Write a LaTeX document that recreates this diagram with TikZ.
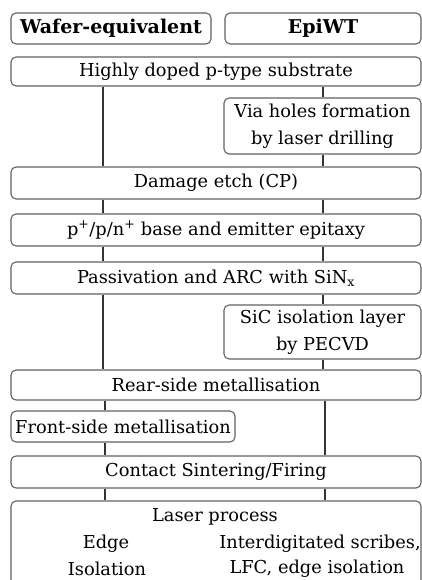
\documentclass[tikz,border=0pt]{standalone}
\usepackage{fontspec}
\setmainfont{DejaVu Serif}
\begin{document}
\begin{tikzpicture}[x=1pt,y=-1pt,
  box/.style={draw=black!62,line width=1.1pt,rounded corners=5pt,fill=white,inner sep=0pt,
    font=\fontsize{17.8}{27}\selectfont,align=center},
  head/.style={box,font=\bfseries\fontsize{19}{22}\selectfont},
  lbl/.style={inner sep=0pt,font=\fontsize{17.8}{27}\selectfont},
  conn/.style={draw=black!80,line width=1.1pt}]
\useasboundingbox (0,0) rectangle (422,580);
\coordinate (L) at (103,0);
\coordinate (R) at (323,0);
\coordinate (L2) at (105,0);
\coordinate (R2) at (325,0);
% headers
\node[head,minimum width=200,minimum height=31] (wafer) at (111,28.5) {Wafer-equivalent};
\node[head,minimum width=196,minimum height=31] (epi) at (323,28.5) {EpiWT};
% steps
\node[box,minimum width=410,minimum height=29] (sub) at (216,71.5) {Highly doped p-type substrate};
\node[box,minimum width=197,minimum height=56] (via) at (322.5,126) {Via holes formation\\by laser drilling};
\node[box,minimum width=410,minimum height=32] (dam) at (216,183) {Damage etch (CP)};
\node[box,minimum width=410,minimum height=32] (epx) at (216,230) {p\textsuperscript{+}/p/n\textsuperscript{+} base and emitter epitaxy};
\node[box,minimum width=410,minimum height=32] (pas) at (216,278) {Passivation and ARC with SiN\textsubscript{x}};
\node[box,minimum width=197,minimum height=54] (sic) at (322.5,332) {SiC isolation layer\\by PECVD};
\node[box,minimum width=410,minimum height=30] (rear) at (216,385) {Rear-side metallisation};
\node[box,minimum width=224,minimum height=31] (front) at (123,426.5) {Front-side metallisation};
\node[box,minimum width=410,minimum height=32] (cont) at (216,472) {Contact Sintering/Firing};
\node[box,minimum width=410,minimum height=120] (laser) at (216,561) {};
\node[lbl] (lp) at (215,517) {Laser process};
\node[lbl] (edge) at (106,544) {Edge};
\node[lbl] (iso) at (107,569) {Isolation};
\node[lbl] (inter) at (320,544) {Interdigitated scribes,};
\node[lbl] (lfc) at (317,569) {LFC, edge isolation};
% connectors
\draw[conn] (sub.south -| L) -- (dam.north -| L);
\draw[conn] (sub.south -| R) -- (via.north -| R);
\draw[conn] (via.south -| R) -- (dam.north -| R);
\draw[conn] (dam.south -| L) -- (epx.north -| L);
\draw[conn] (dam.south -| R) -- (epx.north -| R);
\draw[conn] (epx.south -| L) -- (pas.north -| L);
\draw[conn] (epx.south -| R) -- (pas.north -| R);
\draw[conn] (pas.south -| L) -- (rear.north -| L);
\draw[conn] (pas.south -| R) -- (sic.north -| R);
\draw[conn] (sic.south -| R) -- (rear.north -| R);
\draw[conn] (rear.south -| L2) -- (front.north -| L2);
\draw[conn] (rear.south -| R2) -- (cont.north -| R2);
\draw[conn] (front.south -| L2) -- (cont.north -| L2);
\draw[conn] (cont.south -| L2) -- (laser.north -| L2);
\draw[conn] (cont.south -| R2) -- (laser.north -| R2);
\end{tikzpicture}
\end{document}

+++

Set task — Copy the material shown above in full and exactly. Skip the pictures.

Exercise output —
Write a LaTeX document that recreates this diagram with TikZ.
\documentclass[tikz,border=0pt]{standalone}
\usepackage{fontspec}
\setmainfont{DejaVu Serif}
\begin{document}
\begin{tikzpicture}[x=1pt,y=-1pt,
  box/.style={draw=black!62,line width=1.1pt,rounded corners=5pt,fill=white,inner sep=0pt,
    font=\fontsize{17.8}{27}\selectfont,align=center},
  head/.style={box,font=\bfseries\fontsize{19}{22}\selectfont},
  lbl/.style={inner sep=0pt,font=\fontsize{17.8}{27}\selectfont},
  conn/.style={draw=black!80,line width=1.1pt}]
\useasboundingbox (0,0) rectangle (422,580);
\coordinate (L) at (103,0);
\coordinate (R) at (323,0);
\coordinate (L2) at (105,0);
\coordinate (R2) at (325,0);
% headers
\node[head,minimum width=200,minimum height=31] (wafer) at (111,28.5) {Wafer-equivalent};
\node[head,minimum width=196,minimum height=31] (epi) at (323,28.5) {EpiWT};
% steps
\node[box,minimum width=410,minimum height=29] (sub) at (216,71.5) {Highly doped p-type substrate};
\node[box,minimum width=197,minimum height=56] (via) at (322.5,126) {Via holes formation\\by laser drilling};
\node[box,minimum width=410,minimum height=32] (dam) at (216,183) {Damage etch (CP)};
\node[box,minimum width=410,minimum height=32] (epx) at (216,230) {p\textsuperscript{+}/p/n\textsuperscript{+} base and emitter epitaxy};
\node[box,minimum width=410,minimum height=32] (pas) at (216,278) {Passivation and ARC with SiN\textsubscript{x}};
\node[box,minimum width=197,minimum height=54] (sic) at (322.5,332) {SiC isolation layer\\by PECVD};
\node[box,minimum width=410,minimum height=30] (rear) at (216,385) {Rear-side metallisation};
\node[box,minimum width=224,minimum height=31] (front) at (123,426.5) {Front-side metallisation};
\node[box,minimum width=410,minimum height=32] (cont) at (216,472) {Contact Sintering/Firing};
\node[box,minimum width=410,minimum height=120] (laser) at (216,561) {};
\node[lbl] (lp) at (215,517) {Laser process};
\node[lbl] (edge) at (106,544) {Edge};
\node[lbl] (iso) at (107,569) {Isolation};
\node[lbl] (inter) at (320,544) {Interdigitated scribes,};
\node[lbl] (lfc) at (317,569) {LFC, edge isolation};
% connectors
\draw[conn] (sub.south -| L) -- (dam.north -| L);
\draw[conn] (sub.south -| R) -- (via.north -| R);
\draw[conn] (via.south -| R) -- (dam.north -| R);
\draw[conn] (dam.south -| L) -- (epx.north -| L);
\draw[conn] (dam.south -| R) -- (epx.north -| R);
\draw[conn] (epx.south -| L) -- (pas.north -| L);
\draw[conn] (epx.south -| R) -- (pas.north -| R);
\draw[conn] (pas.south -| L) -- (rear.north -| L);
\draw[conn] (pas.south -| R) -- (sic.north -| R);
\draw[conn] (sic.south -| R) -- (rear.north -| R);
\draw[conn] (rear.south -| L2) -- (front.north -| L2);
\draw[conn] (rear.south -| R2) -- (cont.north -| R2);
\draw[conn] (front.south -| L2) -- (cont.north -| L2);
\draw[conn] (cont.south -| L2) -- (laser.north -| L2);
\draw[conn] (cont.south -| R2) -- (laser.north -| R2);
\end{tikzpicture}
\end{document}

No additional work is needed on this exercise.